Le choix d’une langue d’apprentissage repose sur de multiples facteurs et suit des évolutions constantes. Cependant, certaines tendances de fond restent favorables à un usage massif du français. En termes de nombre de locuteurs, la langue française est en pleine expansion. Aujourd’hui, le premier pays francophone n’est plus la France, et Paris n’est plus la première ville francophone - il s’agit maintenant de Kinshasa. L’essor démographique et économique de l’Afrique va jouer un rôle clé dans la diffusion du français au cours des prochaines décennies, faisant de lui une langue d’échange essentielle. Cette dynamique va renforcer son attractivité sur le long terme.

Concernant le Liban, le pays reste un pilier de la francophonie académique avec le plus grand réseau d’établissements français homologués à l’étranger. Le français reste donc, pour au moins une ou deux générations, la langue d’apprentissage privilégiée des élites libanaises. Les Libanais conservent d’ailleurs cette capacité unique à évoluer aussi bien dans le système francophone que dans le système anglo-saxon, ce qui constitue un véritable atout.

 

Avez-vous un message à adresser à nos lecteurs ?
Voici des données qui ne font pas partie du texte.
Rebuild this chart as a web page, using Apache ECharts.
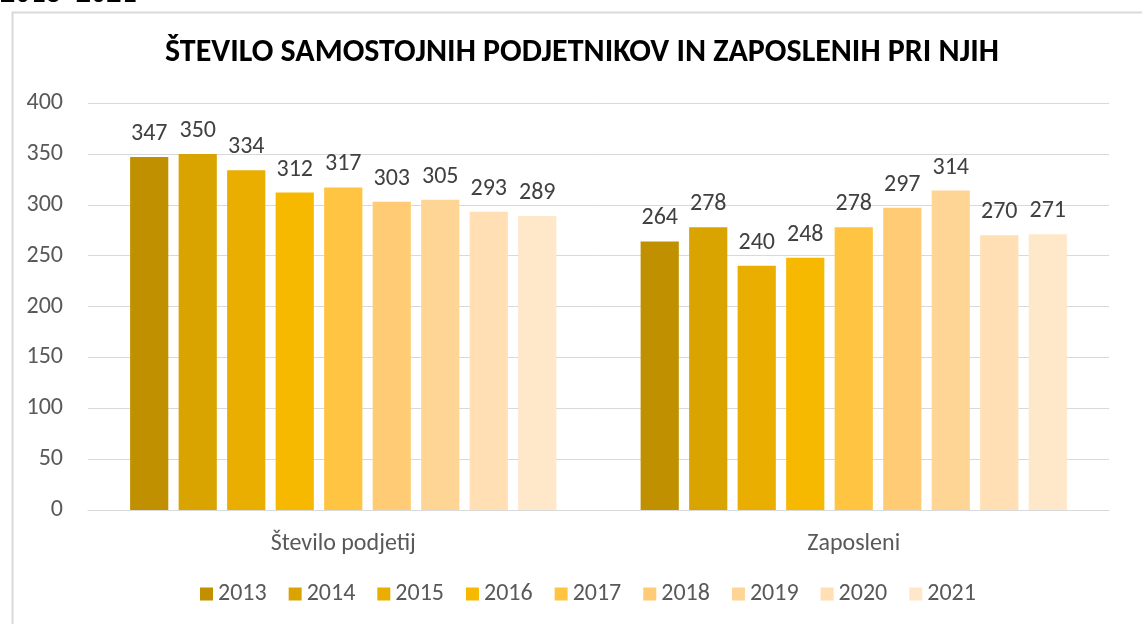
<!DOCTYPE html>
<html>
<head>
<meta charset="utf-8">
<script src="https://cdn.jsdelivr.net/npm/echarts@6/dist/echarts.min.js"></script>
<style>
    html, body { margin: 0; padding: 0; background: #fff; }
    #chart { width: 1142px; height: 624px; }
</style>
</head>
<body>
<div id="chart"></div>
<script>
    // podatki
    var categories = ['Število podjetij', 'Zaposleni'];
    var years = ['2013', '2014', '2015', '2016', '2017', '2018', '2019', '2020', '2021'];
    var podjetja = [347, 350, 334, 312, 317, 303, 305, 293, 289];
    var zaposleni = [264, 278, 240, 248, 278, 297, 314, 270, 271];
    var yTicks = [0, 50, 100, 150, 200, 250, 300, 350, 400];

    var colors = ['#C09000', '#DAA400', '#E9AE00', '#F7B900', '#FFC441', '#FFCC75', '#FFD596', '#FFDFB3', '#FFE7C9'];
    var font = 'Carlito, "Open Sans", "Noto Sans", sans-serif';

    var series = years.map(function (y, i) {
        return {
            name: y,
            type: 'bar',
            data: [podjetja[i], zaposleni[i]],
            barGap: '27%',
            barCategoryGap: '16.5%',
            itemStyle: {color: colors[i]},
            label: {
                show: true,
                position: 'top',
                distance: 11,
                color: '#404040',
                fontSize: 24,
                fontFamily: font
            }
        }
    });

    var chart = echarts.init(document.getElementById('chart'));
    chart.setOption({
        animation: false,
        color: colors,
        graphic: [
            {
                type: 'text', x: 0, y: -21,
                style: {text: '2013–2021', fontSize: 30, fontWeight: 'bold', fill: '#000', fontFamily: font}
            },
            {
                type: 'rect', left: 10, top: 10,
                shape: {width: 1140, height: 620},
                style: {fill: 'none', stroke: '#D9D9D9', lineWidth: 2}
            }
        ],
        title: {
            text: 'ŠTEVILO SAMOSTOJNIH PODJETNIKOV IN ZAPOSLENIH PRI NJIH',
            left: 160,
            top: 32,
            textStyle: {fontSize: 32, fontWeight: 'bold', color: '#000', fontFamily: font}
        },
        grid: {left: 88, right: 33, top: 103, bottom: 114, containLabel: false},
        legend: {
            bottom: 13,
            left: 195,
            icon: 'rect',
            itemWidth: 13,
            itemHeight: 13,
            itemGap: 22,
            textStyle: {color: '#595959', fontSize: 24, fontFamily: font}
        },
        xAxis: {
            type: 'category',
            data: categories,
            axisTick: {show: false},
            axisLine: {lineStyle: {color: '#D9D9D9', width: 1}},
            axisLabel: {color: '#595959', fontSize: 24, fontFamily: font, margin: 22}
        },
        yAxis: {
            type: 'value',
            min: yTicks[0],
            max: yTicks[yTicks.length - 1],
            interval: 50,
            axisLine: {show: false},
            axisTick: {show: false},
            axisLabel: {color: '#595959', fontSize: 24, fontFamily: font, margin: 25},
            splitLine: {lineStyle: {color: '#D9D9D9', width: 1}}
        },
        series: series
    });
</script>
</body>
</html>
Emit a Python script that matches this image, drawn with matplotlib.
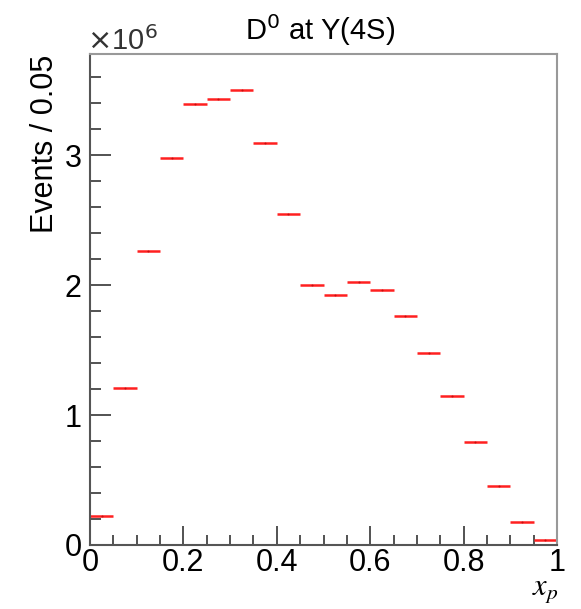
import numpy as np
import matplotlib
matplotlib.use("Agg")
import matplotlib.pyplot as plt
from matplotlib.ticker import MultipleLocator

plt.rcParams['font.family'] = ['Liberation Sans', 'DejaVu Sans']

bin_edges = np.linspace(0.0, 1.0, 21)
counts_e6 = [0.223, 1.21, 2.26, 2.98, 3.39, 3.43, 3.50, 3.09, 2.55, 2.00,
             1.92, 2.02, 1.96, 1.76, 1.48, 1.15, 0.795, 0.454, 0.175, 0.038]
x_ticks = [0, 0.2, 0.4, 0.6, 0.8, 1]
x_tick_labels = ["0", "0.2", "0.4", "0.6", "0.8", "1"]
y_ticks = [0, 1, 2, 3]
y_tick_labels = ["0", "1", "2", "3"]

centers = 0.5 * (bin_edges[:-1] + bin_edges[1:])
half_w = 0.5 * np.diff(bin_edges)

fig = plt.figure(figsize=(5.81, 6.09), dpi=100)
ax = fig.add_axes([90/581, 1-545/609, (557-90)/581, (545-54)/609])

ax.errorbar(centers, counts_e6, xerr=half_w, fmt='none', ecolor='#ff2020',
            elinewidth=1.8, capsize=0)
ax.plot(centers, counts_e6, linestyle='none', marker='.', markersize=1.0,
        color='#a00000', alpha=0.6)

ax.set_xlim(0, 1)
ax.set_ylim(0, 3.777)

ax.set_xticks(x_ticks)
ax.set_xticklabels(x_tick_labels)
ax.set_yticks(y_ticks)
ax.set_yticklabels(y_tick_labels)
ax.xaxis.set_minor_locator(MultipleLocator(0.05))
ax.yaxis.set_minor_locator(MultipleLocator(0.2))

ax.tick_params(which='both', direction='in', top=False, right=False, color='#444444')
ax.tick_params(which='major', length=14, width=1.3, labelsize=22, pad=2)
ax.tick_params(which='minor', length=7, width=1.3)
ax.tick_params(axis='y', which='major', length=15, pad=6)
ax.tick_params(axis='y', which='minor', length=8)

for side in ['left', 'bottom']:
    ax.spines[side].set_color('#555555')
    ax.spines[side].set_linewidth(1.5)
for side in ['top', 'right']:
    ax.spines[side].set_color('#999999')
    ax.spines[side].set_linewidth(1.5)

fig.text(320/581, 1-30/609, r"D$^0$ at Y(4S)", ha='center', va='center', fontsize=21)
fig.text(87/581, 1-41/609, r"$\times$10$^6$", ha='left', va='center', fontsize=21, color='#333333')
fig.text(45/581, 1-55/609, "Events / 0.05", rotation=90, ha='center', va='top', fontsize=22)
fig.text(545/581, 1-590/609, r"$x_p$", ha='center', va='center', fontsize=22,
         math_fontfamily='stix')

fig.savefig("out.png", dpi=100)
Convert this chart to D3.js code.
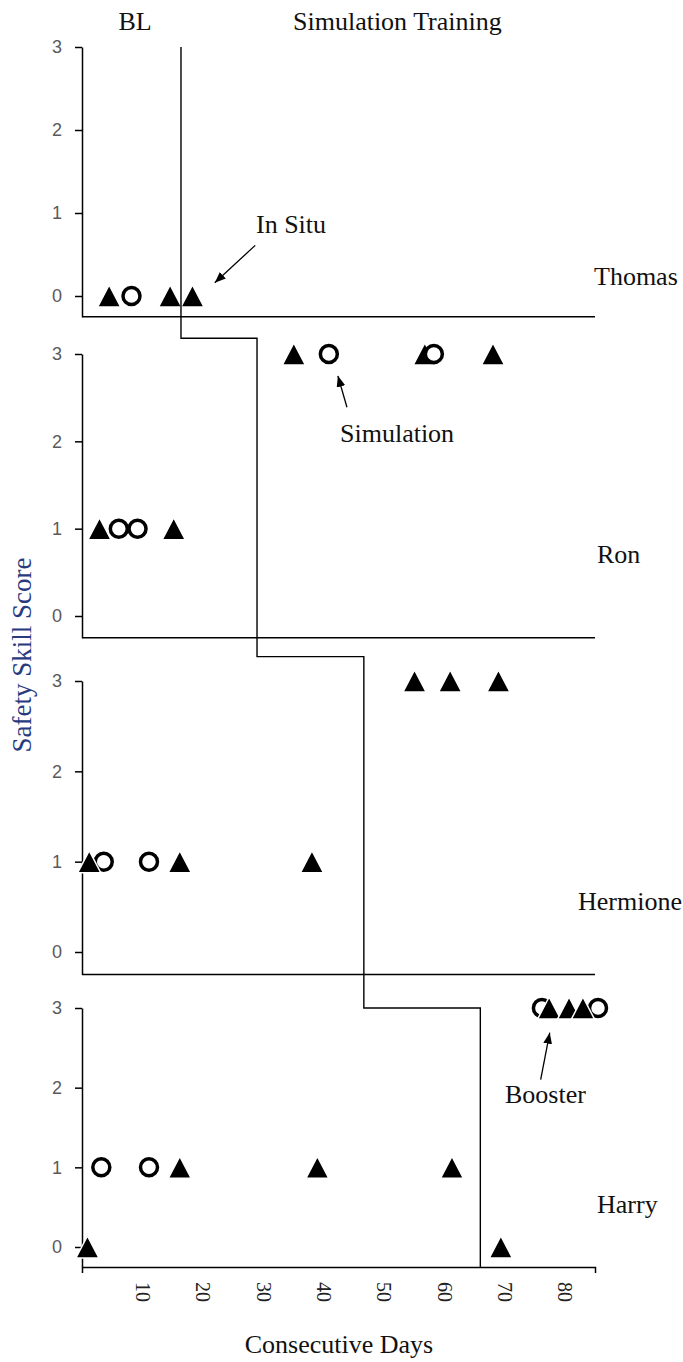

Tout simplement, je voudrais rappeler qu’il ne faut pas céder au discours décliniste sur la langue française. Il y a de nombreuses raisons objectives et rationnelles d’envisager l’avenir avec optimisme. Le printemps revient, et nous sommes à une période de renouveau, portée par une nouvelle dynamique et un gouvernement engagé dans des réformes importantes ici au Liban. Tous les éléments sont réunis pour regarder l’avenir avec confiance.